Work required:
Extract word for word the lines of the listing from its start to the line holding "-- (2,4) -- (3,4) -- cycle;", both ends kept; pictures are not part of the copy.

Collected material:
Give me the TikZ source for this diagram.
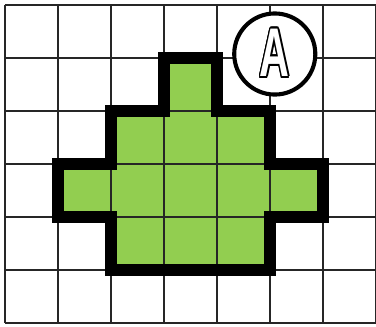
\documentclass[tikz,border=0pt]{standalone}
\usepackage{fontspec}
\usepackage{contour}
\newfontfamily\badgefont{Liberation Sans}
\definecolor{cellgreen}{RGB}{146,206,80}
\contourlength{1.1pt}

\begin{document}
\begin{tikzpicture}[x=1cm,y=1cm]
    \useasboundingbox (-0.094,-0.075) rectangle (7.00,6.094);
    \fill[white] (-0.094,-0.075) rectangle (7.00,6.094);

    \foreach \x/\y in {3/4,2/3,3/3,4/3,1/2,2/2,3/2,4/2,5/2,2/1,3/1,4/1}{
        \fill[cellgreen] (\x,\y) rectangle ++(1,1);
    }

    \draw[black!85,line width=1pt] (0,0) grid (7,6);

    \draw[line width=6.4pt]
        (3,5) -- (4,5) -- (4,4) -- (5,4) -- (5,3) -- (6,3) -- (6,2)
        -- (5,2) -- (5,1) -- (2,1) -- (2,2) -- (1,2) -- (1,3) -- (2,3)
        -- (2,4) -- (3,4) -- cycle;

    \node[draw,circle,line width=2.2pt,fill=white,minimum size=1.53cm,inner sep=0pt]
        (badge) at (5.09,5.075)
        {\badgefont\bfseries\fontsize{37}{37}\selectfont
         \scalebox{0.6}[1]{\contour{black}{\textcolor{white}{A}}}};
\end{tikzpicture}
\end{document}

Result:
Give me the TikZ source for this diagram.
\documentclass[tikz,border=0pt]{standalone}
\usepackage{fontspec}
\usepackage{contour}
\newfontfamily\badgefont{Liberation Sans}
\definecolor{cellgreen}{RGB}{146,206,80}
\contourlength{1.1pt}

\begin{document}
\begin{tikzpicture}[x=1cm,y=1cm]
    \useasboundingbox (-0.094,-0.075) rectangle (7.00,6.094);
    \fill[white] (-0.094,-0.075) rectangle (7.00,6.094);

    \foreach \x/\y in {3/4,2/3,3/3,4/3,1/2,2/2,3/2,4/2,5/2,2/1,3/1,4/1}{
        \fill[cellgreen] (\x,\y) rectangle ++(1,1);
    }

    \draw[black!85,line width=1pt] (0,0) grid (7,6);

    \draw[line width=6.4pt]
        (3,5) -- (4,5) -- (4,4) -- (5,4) -- (5,3) -- (6,3) -- (6,2)
        -- (5,2) -- (5,1) -- (2,1) -- (2,2) -- (1,2) -- (1,3) -- (2,3)
        -- (2,4) -- (3,4) -- cycle;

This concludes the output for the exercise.